Example for the ball segmentation inference application configuration:

"model_file_path": "external/ball_segmentation_model/model-9000-trimmed.uff",
"engine_file_path": "external/ball_segmentation_model/model-9000-trimmed.plan",
"input_tensor_info": [
  {
    "operation_name": "input",
    "uff_input_order": "channels_last",
    "dims": [1, 3, 256, 512]
  }
],
"output_tensor_info": [
  {
    "operation_name": "output",
    "dims": [1, 256, 512, 1]
  }

SampleAccumulator Codelet

The SampleAccumulator codelet is a component designed to buffer synthesized data from the simulator. Using Python binding, SampleAccumulator can serve as a tensorflow dataset for training ML models.

SampleAccumulator takes one parameter, the maximum samples to hold in the buffer.

"sample_buffer_size": 500

MosaicViewer Codelet

The MosaicViewer codelet visualizes simulation data queued in a SampleAccumulator instance. It searches the parent node for the SampleAccumulator instance and visualizes its queue buffer.

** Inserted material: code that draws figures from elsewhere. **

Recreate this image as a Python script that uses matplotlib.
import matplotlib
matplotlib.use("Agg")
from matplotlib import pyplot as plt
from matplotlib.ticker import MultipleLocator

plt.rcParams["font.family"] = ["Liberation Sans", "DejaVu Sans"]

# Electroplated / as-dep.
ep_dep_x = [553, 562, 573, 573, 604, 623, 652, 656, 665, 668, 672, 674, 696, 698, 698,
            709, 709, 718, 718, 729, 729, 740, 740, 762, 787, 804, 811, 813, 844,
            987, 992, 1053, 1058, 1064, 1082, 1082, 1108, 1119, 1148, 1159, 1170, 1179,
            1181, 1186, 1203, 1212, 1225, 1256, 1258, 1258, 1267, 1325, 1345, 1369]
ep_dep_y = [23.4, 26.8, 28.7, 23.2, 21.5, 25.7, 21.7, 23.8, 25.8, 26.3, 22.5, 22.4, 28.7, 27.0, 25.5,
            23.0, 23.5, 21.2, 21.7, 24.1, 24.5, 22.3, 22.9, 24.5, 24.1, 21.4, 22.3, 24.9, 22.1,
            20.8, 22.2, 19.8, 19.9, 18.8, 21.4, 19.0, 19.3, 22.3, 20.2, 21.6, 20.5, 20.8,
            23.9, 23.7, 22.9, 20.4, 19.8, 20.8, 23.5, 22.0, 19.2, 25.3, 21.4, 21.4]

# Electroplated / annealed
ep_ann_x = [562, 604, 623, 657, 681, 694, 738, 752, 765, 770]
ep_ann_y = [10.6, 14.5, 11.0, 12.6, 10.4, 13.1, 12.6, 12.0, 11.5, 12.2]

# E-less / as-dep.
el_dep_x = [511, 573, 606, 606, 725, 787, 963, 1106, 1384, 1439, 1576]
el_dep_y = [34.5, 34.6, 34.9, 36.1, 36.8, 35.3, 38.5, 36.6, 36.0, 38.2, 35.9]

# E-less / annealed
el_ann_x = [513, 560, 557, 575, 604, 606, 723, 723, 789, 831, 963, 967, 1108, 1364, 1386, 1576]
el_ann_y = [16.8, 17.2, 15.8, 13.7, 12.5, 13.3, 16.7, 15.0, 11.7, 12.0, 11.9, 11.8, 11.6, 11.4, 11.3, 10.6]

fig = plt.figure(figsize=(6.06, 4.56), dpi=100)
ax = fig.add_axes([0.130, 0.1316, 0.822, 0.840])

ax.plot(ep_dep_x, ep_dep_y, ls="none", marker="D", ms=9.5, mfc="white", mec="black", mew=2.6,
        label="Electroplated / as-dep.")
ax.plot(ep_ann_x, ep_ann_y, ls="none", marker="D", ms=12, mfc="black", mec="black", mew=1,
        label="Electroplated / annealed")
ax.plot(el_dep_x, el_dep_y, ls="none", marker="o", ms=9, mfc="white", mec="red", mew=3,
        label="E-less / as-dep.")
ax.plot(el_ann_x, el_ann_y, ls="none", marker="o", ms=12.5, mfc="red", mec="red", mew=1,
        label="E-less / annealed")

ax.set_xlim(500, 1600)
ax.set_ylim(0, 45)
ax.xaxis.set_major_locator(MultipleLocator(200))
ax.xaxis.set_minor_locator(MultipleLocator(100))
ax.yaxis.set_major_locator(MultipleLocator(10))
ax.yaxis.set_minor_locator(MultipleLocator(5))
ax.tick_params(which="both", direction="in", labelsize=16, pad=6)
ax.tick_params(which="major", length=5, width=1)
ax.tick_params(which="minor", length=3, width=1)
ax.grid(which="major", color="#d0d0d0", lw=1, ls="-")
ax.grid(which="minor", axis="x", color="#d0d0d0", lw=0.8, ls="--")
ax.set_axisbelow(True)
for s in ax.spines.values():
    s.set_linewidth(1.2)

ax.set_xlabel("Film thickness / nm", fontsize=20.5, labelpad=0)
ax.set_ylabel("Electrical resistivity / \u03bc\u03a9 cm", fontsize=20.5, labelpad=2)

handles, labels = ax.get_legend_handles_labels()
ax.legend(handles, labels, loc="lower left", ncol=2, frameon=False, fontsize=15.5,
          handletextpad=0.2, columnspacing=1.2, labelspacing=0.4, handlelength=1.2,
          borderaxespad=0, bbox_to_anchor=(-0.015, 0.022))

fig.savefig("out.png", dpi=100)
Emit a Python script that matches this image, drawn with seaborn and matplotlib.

MosaicViewer takes following parameters:

  • Grid Size: An array of 2 positive integers that specifies how many images would be stacked across height and width.
  • Mosaic Size: An array of 2 positive integers that specifies the height and width in pixels of generated visualization image.
  • Tick Period: The visualization update frequency.
"mosaic_samples": {
  "isaac.viewers.MosaicViewer": {
    "grid_size": [8, 8],
    "mosaic_size": [1080, 1920],
    "tick_period": "100ms"
  },
  "isaac.ml.SampleAccumulator": {
    "sample_buffer_size": 64
  }
},

Tensors

In the Isaac SDK, Tensor data is stored and passed as messages of TensorProto, which is the counterpart of numpy ndarray data used in Tensorflow. Conversion is needed for ML to accommodate other data formats like image. Refer to IsaacSDK/packages/ml/ColorCameraEncoderCpu.cpp for an example.